2022 Fiscal Year Research-status Report
革新的な乳房再建術のための脂肪由来幹細胞と生体外増幅単核球の相互作用の解析
Project/Area Number |
21K16919
|
Research Institution | Juntendo University |
Principal Investigator |
古川 聖美 順天堂大学, 大学院医学研究科, 博士研究員 (00896475)
|
Project Period (FY) |
2021-04-01 – 2024-03-31
|
Keywords | 脂肪移植 / 間葉系幹細胞 / 末梢血単核球 / 乳房再建 |
Outline of Annual Research Achievements |
本研究は、乳がん患者乳房切除後の乳房再建成績向上による患者QOL改善のため、血管再生が得意な生体外増幅単核球と脂肪再生が得意な間葉系幹細胞を混合することにより、生着率の高い脂肪移植技術を開発することを目的としている。 昨年度までの研究により、生体外増幅単核球(RE01細胞)と共培養することで、脂肪由来間葉系幹細胞(ASC)の脂肪分化能や 血管形成能が向上することがin vitro実験において判明している。
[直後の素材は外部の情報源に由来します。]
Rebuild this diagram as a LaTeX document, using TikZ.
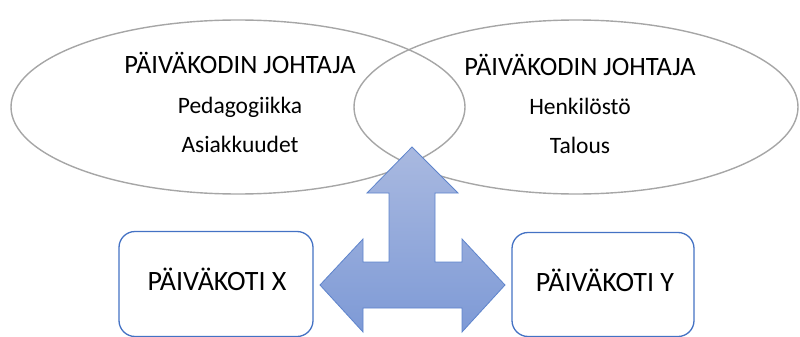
\documentclass[tikz,border=0pt]{standalone}
\usepackage{fontspec}
\setmainfont{Carlito}
\usetikzlibrary{shapes.geometric}
\definecolor{ellgray}{HTML}{A6A6A6}
\definecolor{boxblue}{HTML}{4472C4}
\definecolor{arrtop}{HTML}{A9B9E0}
\definecolor{arrbot}{HTML}{7E9AD6}
\definecolor{arredge}{HTML}{5E84CC}
\tikzset{
  ell/.style={draw=ellgray, line width=1.4pt, ellipse, inner sep=0pt},
  unitbox/.style={draw=boxblue, line width=1.3pt, rounded corners=16pt, fill=white},
  lbl/.style={font=\fontsize{23.5}{26}\selectfont, text=black, anchor=base, inner sep=0pt},
  ttl/.style={font=\fontsize{26.5}{30}\selectfont, text=black, anchor=base, inner sep=0pt},
  boxttl/.style={font=\fontsize{28}{32}\selectfont, text=black, anchor=base, inner sep=0pt},
}
\begin{document}
\begin{tikzpicture}[x=1pt,y=-1pt]
\useasboundingbox (0,0) rectangle (800,337);
\node[ell, minimum width=454pt, minimum height=174pt] (le) at (238,107) {};
\node[ell, minimum width=444pt, minimum height=174pt] (re) at (576,107) {};
\node[ttl] (lt) at (240,74) {PÄIVÄKODIN JOHTAJA};
\node[lbl] (l1) at (240,113) {Pedagogiikka};
\node[lbl] (l2) at (240,152) {Asiakkuudet};
\node[ttl] (rt) at (580,75) {PÄIVÄKODIN JOHTAJA};
\node[lbl] (r1) at (580,114) {Henkilöstö};
\node[lbl] (r2) at (580,153) {Talous};
\draw[arredge, line width=0.8pt, top color=arrtop, bottom color=arrbot]
  (412,147) -- (458,193) -- (435,193) -- (435,262) -- (462,262) -- (462,239)
  -- (505,285) -- (462,332) -- (462,308) -- (363,308) -- (363,332)
  -- (320,285) -- (363,239) -- (363,262) -- (389,262) -- (389,193)
  -- (367,193) -- cycle;
\node[unitbox, minimum width=194pt, minimum height=105pt] (bx) at (216,284) {};
\node[unitbox, minimum width=182pt, minimum height=104pt] (by) at (603,284.5) {};
\node[boxttl] (tx) at (217,290) {PÄIVÄKOTI X};
\node[boxttl] (ty) at (605,291) {PÄIVÄKOTI Y};
\end{tikzpicture}
\end{document}
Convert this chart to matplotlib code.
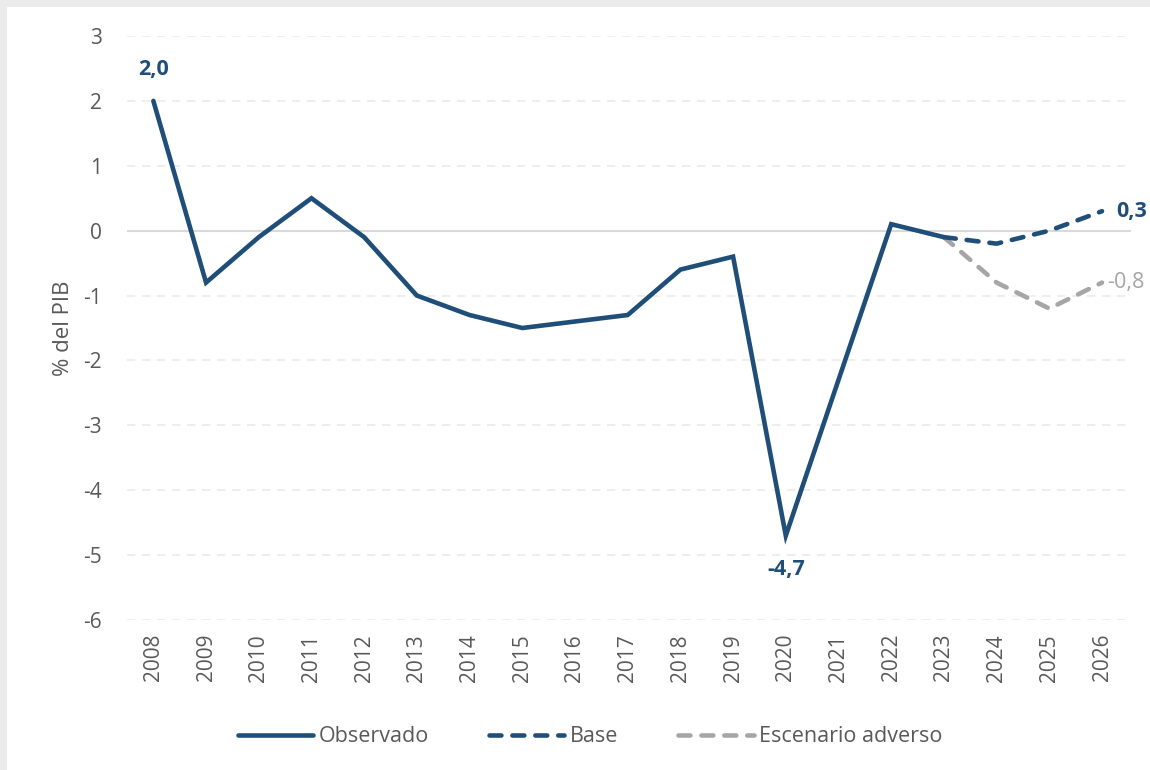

そこで、本年度はヌードマウスの背部移植実験を実施し、脂肪移植における有効性を検討した。 ヒト脂肪組織200μLにASC 2x10^4 cellを混合し、ヌードマウス背部に移植し、体積の経時変化をCTにより検証した。また、移植4週間後に移植片を採取し、組織標本を作製した。微小血管数計測のため、抗CD31抗体、生脂肪細胞計測のため抗Perillipin抗体、炎症細胞計測のため抗iNOS抗体を用いて免疫染色を実施し、移植脂肪組織の解析を行った。細胞なしのコントロール群および共培養をしていない通常のASC混合群と比較し、RE01刺激ASC混合移植群において、移植脂肪の体積が優位に維持されていた。また、組織解析の結果、移植脂肪組織中の血管数や脂肪の質もRE01刺激ASC混合群にて優位に促進していた。逆に炎症反応は減少していた。本年度の動物実験の結果から、RE01と共培養したASCの脂肪移植における有効性が示された。
|
Current Status of Research Progress |
Current Status of Research Progress
2: Research has progressed on the whole more than it was originally planned.
Reason
動物実験により、RE01細胞で刺激したASCの有効性が確認され、in vitro実験結果の実証がなされた。
|
Strategy for Future Research Activity |
脂肪移植におけるRE01刺激したASCの挙動を追跡することで、脂肪移植の生着率向上の機序をより詳細に解析する。また、ASCに影響を与えるRE01細胞由来の因子を特定するため、引き続きin vitro実験を実施する。
|
Causes of Carryover |
特許申請のため、当初予定していた学会発表を行わなかったため、出張費が少なかった。来年度は、引き続き移植脂肪組織中におけるRE01刺激ASCの挙動を検討するために動物実験を実施することから、マウスや試薬の購入が必要となる。また、in virto実験も実施することから消耗品の購入が必要となる。